For two days in March 2017 in the historic colonial City of Puebla in central Mexico, organizers will bring together a group of international scholars to explore the possibilities and challenges of applying a mobilities approach to rural research. Our title builds on Sheller and Urry’s (2006) “mobilities paradigm,” a framework for thinking about the social, economic and environmental implications of the movement of peoples, ideas and things, which the organizers will use to interrogate rural contexts. However, the organizers seek to push this paradigm with papers that interrogate the applied potential of such theorization. In particular the organizers want to offer the opportunity for participants to present, debate and exchange novel frameworks for bringing together mobilities research and practical initiatives.
The organizers leave the content and formulation of such initiatives purposefully open but they might include: the prospects and challenges of integrating analytical insights into policy proposals or other engagements with “policy mobilities” broadly defined, research collaborations with local or grassroots organizations, structures of inequality underpinning local experiences, changing commodity flows, new agrarian class relations, infrastructure building, Indigenous mobilities, or identity politics and migration. Essentially, the organizers are looking for participants interested in not only asking how a mobilities approach can further contribute to our understanding of rural experiences and transformations of socio-economic structures but also how such research is contributing to efforts towards collective social change.

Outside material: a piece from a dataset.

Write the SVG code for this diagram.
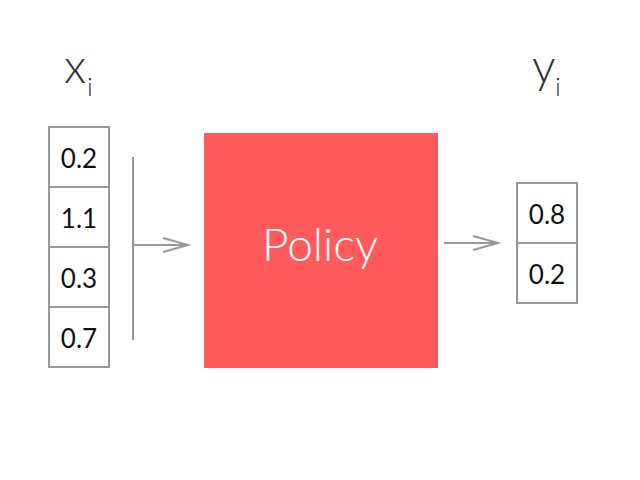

Some questions of collective interest include:
- What possibilities for engaged, public scholarship does a mobilities approach offer for research in rural societies and with rural peoples? Can it be used by grassroots organizations, in participation with others, to address practical issues in everyday life?
- How do labour relations and identity politics at the local and global level complicate our understandings of mobilities in rural transformation and social formations?
- What theoretical insights does mobilities research offer critical rural studies? What implications might such theory have for local conceptualizations and plans for social and economic transition?
- How can mobilities research better contribute to community development strategies?
- To what extent can interculturalidad (de)construct rural Indigenous mobilities and how Indigenous people (re)create their own frameworks of mobility?
The organizers ask that interested participants send an abstract (300 word limit) by September 15 to Mark and Maria at the following e-mail addresses: email@example.com // firstname.lastname@example.org. Those selected will be notified by mid-October 2016 and will be expected to submit a full paper draft (20-25 pages) by February 24, 2017. Selected papers will be distributed among members of the seminar beforehand. The organizers will be consciously looking to publish revised papers from this seminar in a journal special issue and/or an edited book.
Participants will be expected to fund their own travel but special rates will be secured at local hotels for the booking of accommodations.